By the time Eastman launched his dry plate business in 1880, European interest in photography was keen, but its practice was mostly limited to professionals.
Eastman recognized the potential of the world market for amateur photographers. Only five years after the Eastman Dry Plate and Film Company was established in the U.S., a sales office was opened in London. Within the next few years, particularly after the introduction of the KODAK camera and Eastman's simplified methods, picture-taking became popular with hundreds of thousands of amateurs.
In 1889, the Eastman Photographic Materials Company, Limited, was incorporated in London, England, to handle distribution of KODAK products in countries outside the U.S. At first, all goods were manufactured in Rochester. Before long, the combined international and domestic demand outpaced plant resources.
Construction of a factory at Harrow, England -- just outside London -- was completed in 1891. By 1900, distribution outlets had been established in France, Germany, Italy, and other European countries. A Japanese outlet was under consideration, and construction of a factory in Canada was underway with the organization of Canadian Kodak Company, Limited.
Today, Eastman Kodak Company has manufacturing operations in North and South America, Europe, and Asia, and KODAK Products are available in virtually every country across the globe.

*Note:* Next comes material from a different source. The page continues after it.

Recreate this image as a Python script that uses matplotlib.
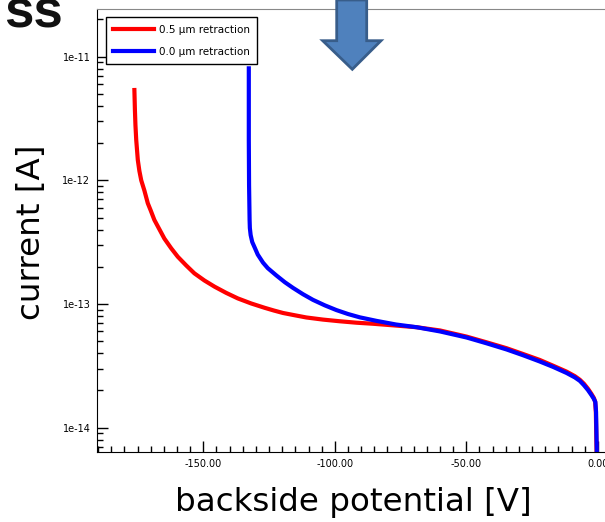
import numpy as np
import matplotlib
matplotlib.use("Agg")
import matplotlib.pyplot as plt
from matplotlib.patches import Polygon
from matplotlib.ticker import MultipleLocator, FormatStrFormatter, FuncFormatter, LogLocator

# data: backside potential [V] and current [A]
v_red = [-176.2, -176.0, -175.8, -175.5, -174.9, -174.3, -173.6, -172.4, -171.1, -170.0,
         -168.6, -166.7, -164.8, -162.2, -159.7, -156.5, -153.4, -149.6, -145.7, -141.3,
         -136.9, -131.8, -126.7, -123.2, -119.7, -115.0, -110.8, -104.5, -98.1, -91.8,
         -85.4, -77.0, -68.9, -60.0, -49.9, -42.3, -34.7, -28.4, -22.1, -17.0,
         -11.9, -8.75, -6.84, -5.32, -3.80, -2.47, -1.52, -1.03, -0.76, -0.61,
         -0.46]
i_red = [5.37e-12, 3.70e-12, 2.80e-12, 2.12e-12, 1.46e-12, 1.19e-12, 1.00e-12, 8.27e-13, 6.52e-13, 5.71e-13,
         4.78e-13, 4.02e-13, 3.38e-13, 2.82e-13, 2.41e-13, 2.05e-13, 1.77e-13, 1.55e-13, 1.38e-13, 1.23e-13,
         1.11e-13, 1.01e-13, 9.32e-14, 8.86e-14, 8.46e-14, 8.09e-14, 7.78e-14, 7.48e-14, 7.25e-14, 7.06e-14,
         6.92e-14, 6.70e-14, 6.49e-14, 6.11e-14, 5.45e-14, 4.90e-14, 4.39e-14, 3.94e-14, 3.53e-14, 3.17e-14,
         2.84e-14, 2.61e-14, 2.44e-14, 2.27e-14, 2.07e-14, 1.88e-14, 1.74e-14, 1.63e-14, 1.34e-14, 9.06e-15,
         6.0e-15]

v_blue = [-132.7, -132.7, -132.6, -132.4, -132.3, -132.0, -131.4, -130.4, -129.3, -127.3,
          -125.5, -122.2, -119.0, -115.9, -112.1, -108.3, -103.8, -99.4, -95.0, -90.5,
          -84.1, -76.8, -68.9, -60.0, -49.9, -42.3, -34.7, -28.4, -22.1, -17.0,
          -11.9, -8.75, -6.84, -5.32, -3.80, -2.47, -1.52, -0.95, -0.68, -0.53,
          -0.38]
i_blue = [8.04e-12, 2.12e-12, 9.16e-13, 4.78e-13, 4.11e-13, 3.61e-13, 3.17e-13, 2.84e-13, 2.51e-13, 2.16e-13,
          1.95e-13, 1.70e-13, 1.50e-13, 1.35e-13, 1.20e-13, 1.08e-13, 9.75e-14, 8.93e-14, 8.30e-14, 7.80e-14,
          7.30e-14, 6.83e-14, 6.49e-14, 6.00e-14, 5.36e-14, 4.81e-14, 4.29e-14, 3.85e-14, 3.43e-14, 3.10e-14,
          2.77e-14, 2.55e-14, 2.39e-14, 2.21e-14, 2.02e-14, 1.84e-14, 1.71e-14, 1.61e-14, 1.34e-14, 9.06e-15,
          6.0e-15]

labels = ["0.5 \u00b5m retraction", "0.0 \u00b5m retraction"]

W, H = 605, 522
fig = plt.figure(figsize=(W / 100, H / 100), dpi=100)

def fx(px):
    return px / W

def fy(py):
    return 1 - py / H

ax = fig.add_axes([fx(97.3), fy(452.3), fx(611) - fx(97.3), fy(9) - fy(452.3)])

ax.plot(v_red, i_red, color="#ff0000", lw=3, solid_joinstyle="round", label=labels[0])
ax.plot(v_blue, i_blue, color="#0000ff", lw=3, solid_joinstyle="round", label=labels[1])

ax.set_yscale("log")
ax.set_xlim(-190.3, 5)
ax.set_ylim(10 ** -14.199, 10 ** -10.615)

ax.xaxis.set_major_locator(MultipleLocator(50))
ax.xaxis.set_minor_locator(MultipleLocator(5))
ax.xaxis.set_major_formatter(FormatStrFormatter("%.2f"))
ax.yaxis.set_major_locator(LogLocator(base=10))
ax.yaxis.set_minor_locator(LogLocator(base=10, subs=np.arange(2, 10)))
ax.yaxis.set_major_formatter(FuncFormatter(lambda v, p: f"{v:.0e}"))

ax.tick_params(which="both", direction="in", labelsize=7, width=1, top=False, right=False)
ax.tick_params(which="major", length=8, pad=5)
ax.tick_params(which="minor", length=4)

ax.spines["top"].set_color("#888888")
ax.spines["right"].set_visible(False)

fig.text(fx(353), fy(503), "backside potential [V]", fontsize=23.4,
         ha="center", va="center")
fig.text(fx(32), fy(232), "current [A]", fontsize=23.4, rotation=90,
         ha="center", va="center")

# cropped slide title
fig.text(fx(63), fy(27), "ss", fontsize=38, fontweight="bold",
         family="Liberation Sans", ha="right", va="baseline", color="#111111")

leg = ax.legend(loc="upper left", bbox_to_anchor=(fx(105.7), fy(17.3)),
                bbox_transform=fig.transFigure, fontsize=7.5, frameon=True,
                fancybox=False, edgecolor="black", framealpha=1,
                handlelength=3.9, handletextpad=0.5, labelspacing=1.15,
                borderpad=0.7, borderaxespad=0)
leg.get_frame().set_linewidth(1)

# block arrow on the slide
arrow_px = [(336.7, 0), (366.7, 0), (366.7, 40.7), (381, 40.7),
            (352.3, 69.3), (322.7, 40.7), (336.7, 40.7)]
arrow = Polygon([(fx(x), fy(y)) for x, y in arrow_px], closed=True,
                transform=fig.transFigure, facecolor="#4f81bd",
                edgecolor="#385d8a", linewidth=2, zorder=10)
fig.patches.append(arrow)

fig.savefig("out.png", dpi=100)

When George Eastman marketed the first commercial transparent roll film in 1889, the impact ranged beyond consumer and professional photography. For one thing, it enabled inventor Thomas Edison to develop the first motion picture camera in 1891, and by 1896 Kodak was marketing film specially coated for motion picture use. Today, KODAK Film continues to record the action on many of the world's movie sets, and is also used to print the films shown in many neighborhood theaters. Eighty OSCAR®-winning "Best Pictures" have been shot on KODAK Film. Eastman Kodak Company even has nine OSCAR® statuettes of its own, for scientific and technical excellence.